The Companions charged, came to rest among spearmen and then shoved and hustled; the Shield Bearers followed up with the three right-hand brigades of the Foot Companions, who marched at the double, 'thick and bristling with sarissas', and raising their cry of alalalalai.In fine Homeric style, Alexander is said to have thrown a spear at Darius, missed, and killed the charioteer beside him; certainly, Immortals and Royal Relations were much discomforted by this piercing attack, and as corpse piled upon corpse, Darius reversed his chariot and slipped south-cast through the covering dust-cloud to the safety of the Royal Road. Some 3,000 Companions and 8,000 infantry had indeed turned the battle by concentrating at a point of weakness. But secondary positions were still in danger, and the main prize, Darius, would not be easily detected or overtaken.

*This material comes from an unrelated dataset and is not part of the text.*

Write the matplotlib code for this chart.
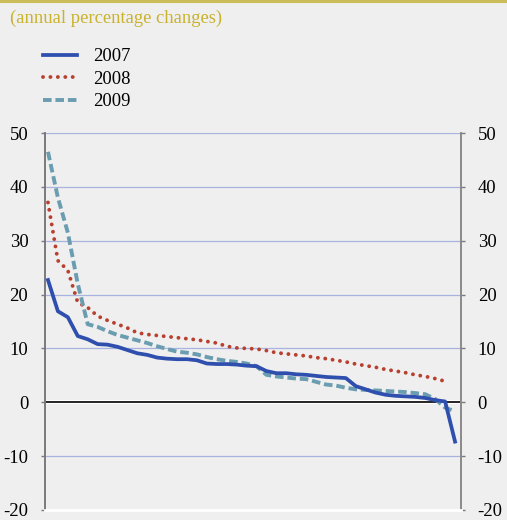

As history centres on Alexander, who is even said to have 'meant to settle the whole issue', all million men of it, 'by his own heroics', events elsewhere in the line are left more or less unexplained. On the right, as Darius fled, a massive force of Iranian cavalry had begun to charge down a flank-guard whom they vastly outnumbered, and yet the entry of the 600 or so mounted sarissa-bearers into the battle is said to have turned them promptly to flight; on the left, Parmenion can only have been exposed to every possible threat of encirclement by the units under Mazaeus, but the only result was an outflanking charge by some 3,000 enemy horsemen who rashly continued into the baggage-camp behind the lines, where they are said to have tried to free the prisoners and the Persian queen mother. 'Not a word fell from her lips; neither her colour nor her expression changed, as she sat immobile, so that onlookers were uncertain which course she preferred.' Before she could make up her mind her rescuers had vanished from the story, perhaps because they heard of Darius's flight, perhaps because the reserves had returned to harass them.